Anthony Fauci Confidently Dares Republicans To Investigate Him, Days After Pledging To Resign Before End of Joe Biden's First Term

Anthony Fauci
Director of the National Institute of Allergy and Infectious Diseases Anthony Fauci looks on during the daily briefing on the novel coronavirus, COVID-19, in the Brady Briefing Room at the White House on April 1, 2020, in Washington, DC. MANDEL NGAN/AFP via Getty Images

Dr. Anthony S. Fauci sneered at the prospect of being investigated by Republicans if the party retakes control of Congress in the crucial midterm elections, defending his record and urging GOP legislators to take their best shot.

The 81-year-old career bureaucrat who has led the National Institute of Allergy and Infectious Diseases (NIAID) since 1984 and was recently infected with COVID-19 has been laying low but has recently resurfaced with a string of media appearances as the fear machine over Monkeypox and the latest variant is revving up.
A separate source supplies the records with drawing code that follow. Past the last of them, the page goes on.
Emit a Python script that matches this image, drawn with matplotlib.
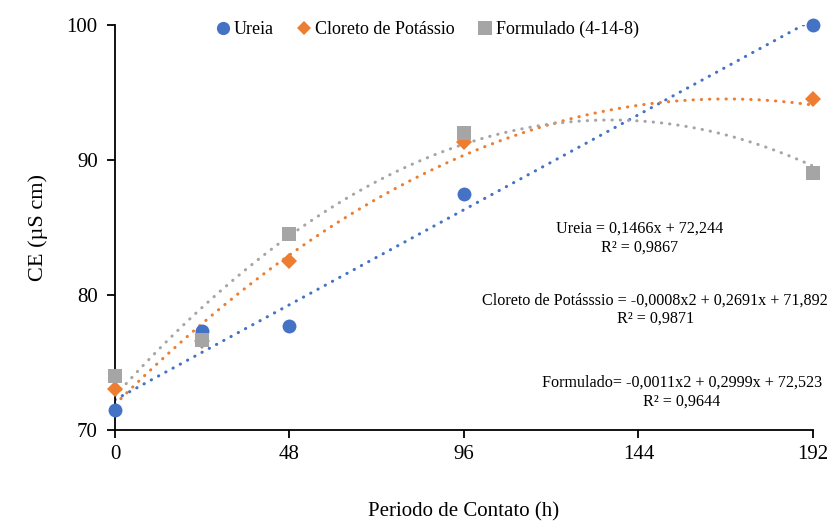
import numpy as np
import matplotlib
matplotlib.use("Agg")
import matplotlib.pyplot as plt

# Dados
periodo = [0, 24, 48, 96, 192]
ureia = [71.5, 77.3, 77.7, 87.5, 100.0]
cloreto = [73.0, 76.6, 82.5, 91.3, 94.5]
formulado = [74.0, 76.7, 84.5, 92.0, 89.0]

# Coeficientes das linhas de tendência (grau decrescente)
coef_ureia = [0.1466, 72.244]
coef_cloreto = [-0.0008, 0.2691, 71.892]
coef_formulado = [-0.0011, 0.2999, 72.523]

nomes = ["Ureia", "Cloreto de Potássio", "Formulado (4-14-8)"]
cores = ["#4472C4", "#ED7D31", "#A5A5A5"]
marcadores = ["o", "D", "s"]
tamanhos = [10, 8, 10.5]

equacoes = [
    "Ureia = 0,1466x + 72,244\nR² = 0,9867",
    "Cloreto de Potásssio = -0,0008x2 + 0,2691x + 71,892\nR² = 0,9871",
    "Formulado= -0,0011x2 + 0,2999x + 72,523\nR² = 0,9644",
]
pos_equacoes = [(144.4, 84.2), (148.6, 78.9), (156.0, 72.8)]

plt.rcParams["font.family"] = ["Liberation Serif", "DejaVu Serif"]

fig = plt.figure(figsize=(8.31, 5.21), dpi=100)
ax = fig.add_axes([0.1384, 0.1747, 0.8399, 0.7773])

xs = np.linspace(0, 192, 300)
series = [ureia, cloreto, formulado]
coefs = [coef_ureia, coef_cloreto, coef_formulado]

for valores, coef, nome, cor, mk, ms in zip(series, coefs, nomes, cores, marcadores, tamanhos):
    ax.plot(periodo, valores, linestyle="none", marker=mk, markersize=ms,
            color=cor, markeredgewidth=0, label=nome, zorder=3, clip_on=False)

for coef, cor in zip(coefs, cores):
    ax.plot(xs, np.polyval(coef, xs), color=cor, linewidth=2.2,
            linestyle=(0, (0.1, 2.6)), dash_capstyle="round", zorder=2)

for txt, (tx, ty) in zip(equacoes, pos_equacoes):
    ax.text(tx, ty, txt, ha="center", va="center", fontsize=11.6, linespacing=1.2)

ax.set_xlim(0, 192)
ax.set_ylim(70, 100)
ax.set_xticks([0, 48, 96, 144, 192])
ax.set_yticks([70, 80, 90, 100])
ax.tick_params(axis="both", direction="out", length=6, width=1.3, labelsize=15)
ax.tick_params(axis="x", pad=5)
ax.tick_params(axis="y", pad=6.5)

for lado in ["top", "right"]:
    ax.spines[lado].set_visible(False)
for lado in ["left", "bottom"]:
    ax.spines[lado].set_linewidth(1.3)

ax.set_xlabel("Periodo de Contato (h)", fontsize=15, labelpad=27)
ax.set_ylabel("CE (µS cm)", fontsize=16, labelpad=13)

ax.legend(loc="upper center", bbox_to_anchor=(0.445, 1.05), ncol=3, frameon=False,
          fontsize=13, handletextpad=0.0, columnspacing=1.1, handlelength=1.2,
          markerscale=0.95)

fig.savefig("out.png", dpi=100)
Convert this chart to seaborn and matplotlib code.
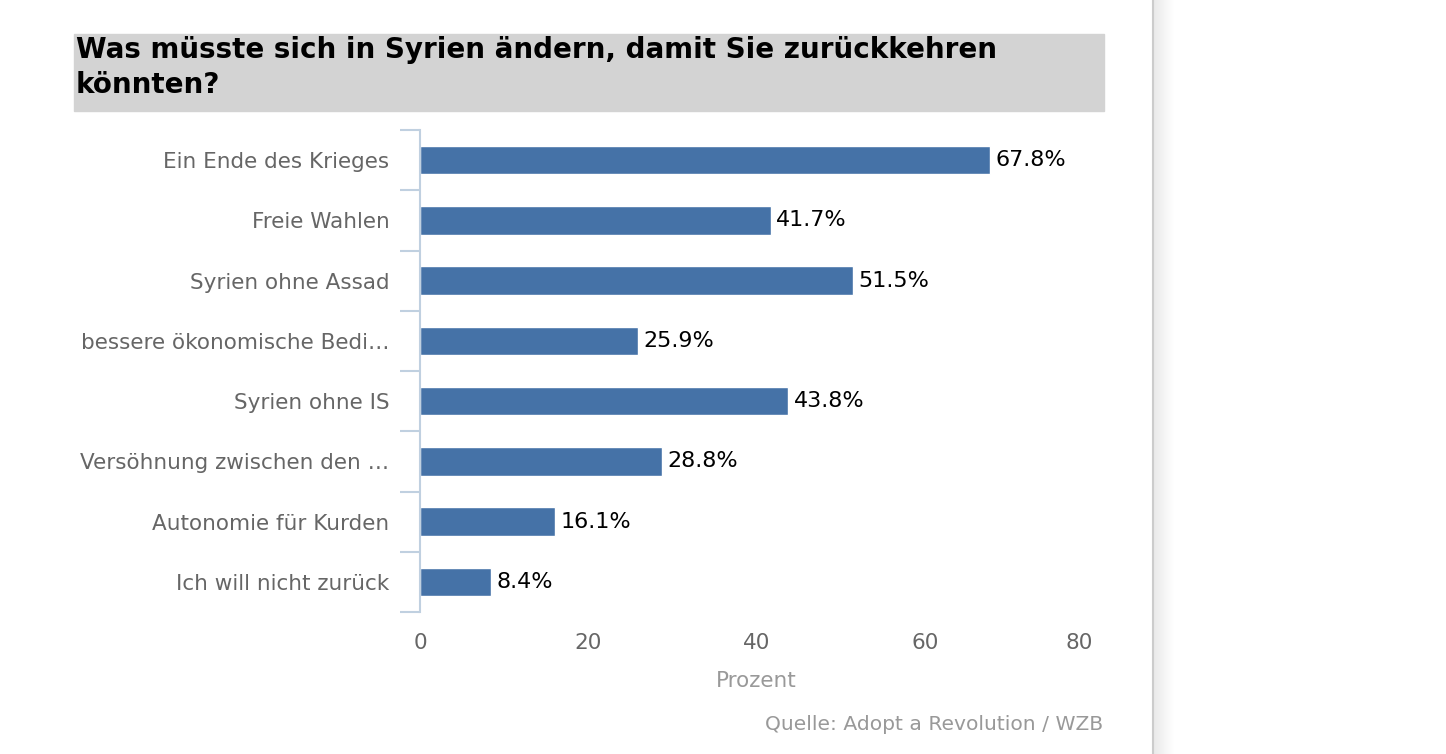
import numpy as np
import pandas as pd
import matplotlib.pyplot as plt
import seaborn as sns
from matplotlib.patches import Rectangle

# --- data ---
answers = [
    "Ein Ende des Krieges",
    "Freie Wahlen",
    "Syrien ohne Assad",
    "bessere ökonomische Bedi…",
    "Syrien ohne IS",
    "Versöhnung zwischen den …",
    "Autonomie für Kurden",
    "Ich will nicht zurück",
]
percent = [67.8, 41.7, 51.5, 25.9, 43.8, 28.8, 16.1, 8.4]
x_ticks = [0, 20, 40, 60, 80]

df = pd.DataFrame({"Antwort": answers, "Prozent": percent})

sns.set_style("white")
plt.rcParams["font.family"] = ["DejaVu Sans"]

W, H = 1446, 754
fig = plt.figure(figsize=(W / 100, H / 100), dpi=100)
ax = fig.add_axes([420 / W, 1 - 612 / H, (1093 - 420) / W, (612 - 130) / H])

sns.barplot(data=df, x="Prozent", y="Antwort", color="#4572A7", width=0.47,
            saturation=1, ax=ax)
ax.bar_label(ax.containers[0], fmt="%.1f%%", padding=4, fontsize=16, color="black")

ax.set_xlim(0, 80)
ax.set_ylim(len(answers) - 0.5, -0.5)
for s in ["top", "right", "bottom"]:
    ax.spines[s].set_visible(False)
ax.spines["left"].set_color("#C0D0E0")
ax.spines["left"].set_linewidth(1.5)

# category labels centred, tick marks at the boundaries
ax.set_yticks(np.arange(-0.5, len(answers)), labels=[])
ax.set_yticks(np.arange(len(answers)), labels=answers, minor=True)
ax.tick_params(axis="y", which="major", length=14.5, width=1.5, color="#C0D0E0", left=True)
ax.tick_params(axis="y", which="minor", length=0, pad=22, labelsize=15.5, labelcolor="#666666")
ax.set_ylabel("")

ax.set_xticks(x_ticks)
ax.tick_params(axis="x", length=0, pad=15, labelsize=15.5, labelcolor="#666666")
ax.get_xticklabels()[-1].set_ha("right")
ax.set_xlabel("Prozent", fontsize=15.5, color="#999999", labelpad=13)

# title box
fig.patches.append(Rectangle((74 / W, 1 - 111 / H), (1104 - 74) / W, 77 / H,
                             transform=fig.transFigure, color="#D3D3D3", zorder=0))
fig.text(76 / W, 1 - 36 / H, "Was müsste sich in Syrien ändern, damit Sie zurückkehren\nkönnten?",
         fontsize=20, fontweight="bold", color="black", va="top", ha="left",
         linespacing=1.3)

fig.text(1103 / W, 1 - 724 / H, "Quelle: Adopt a Revolution / WZB",
         fontsize=14.6, color="#999999", ha="right", va="center")

# page edge with shadow on the right
fig.add_artist(plt.Line2D([1153 / W, 1153 / W], [0, 1], transform=fig.transFigure,
                          color="#CCCCCC", linewidth=1.5))
sh = fig.add_axes([1154 / W, 0, 20 / W, 1])
grad = np.linspace(0, 1, 50).reshape(1, -1)
sh.imshow(grad, aspect="auto", cmap=sns.blend_palette(["#EAEAEA", "#FFFFFF"], as_cmap=True),
          extent=[0, 1, 0, 1])
sh.axis("off")

fig.savefig("out.png", dpi=100)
Fauci Dares Republicans To Investigate Him

He appeared on CNN's "New Day" on Tuesday and chatted with anchor John Berman. The primary topic was whether a public health emergency declaration over Monkeypox - which has been largely spread through homosexual male group sex - is in the works, but the good doctor was also asked about the prospect of being forced to testify before GOP-led committees if the Democrats lose in November, as most analysts predict.

While Fauci remained defiant about his performance throughout the horrific years of the COVID-19 issue, several attempted to clear the air, like Tom Elliott of multimedia marketplace Grabien, who tweeted a recording of the program.

Elliott rattled off a laundry list of things President Joe Biden's top medical adviser could be held accountable for, including accidentally creating and then covering up COVID-19, engineering the destruction of civil rights through lockdowns and mandates, lying to Congress, weaponizing the government to suppress dissent, impairing the development of a generation of children, spewing contradictory advice at every stage of the pandemic, and profiting from his position, according to BPR.

His reaction comes after Kentucky Republican Senator Rand Paul vowed an inquiry. If Republicans obtain a majority, Paul, a former ophthalmologist, will be head of the Senate Health, Education, Labor, and Pensions Committee. The current ranking member, Republican Senator Richard Burr of North Carolina, is retiring from the Senate.

Paul and Fauci are no strangers to squabbles, having sparred publicly over the previous three years of the coronavirus outbreak. Paul has specifically questioned Fauci about the virus's origins, and the gain-of-function study at China's Wuhan Institute of Virology, which the senator alleges is how COVID-19 came to be.

The Kentucky legislator has accused Fauci of being involved in the virus's creation since the National Institutes of Health funded a group doing research at the Wuhan facility. Fauci has frequently denied these allegations, as per Daily Mail.

Fauci has stated that he maintains an open mind on claims that the coronavirus may have spilled from a Chinese facility. Despite his long-held belief that the virus originated in nature, he told Fox News' Brett Baier on Friday that he has not discarded the lab leak scenario altogether.

Baier questioned Fauci about his statements two years ago when he dismissed the lab leak scenario as a shiny item that will go away after receiving a series of letters questioning if the virus may have been genetically produced at the Institute of Virology in Wuhan. The Republican Party revealed the emails a year later, New York Post reported.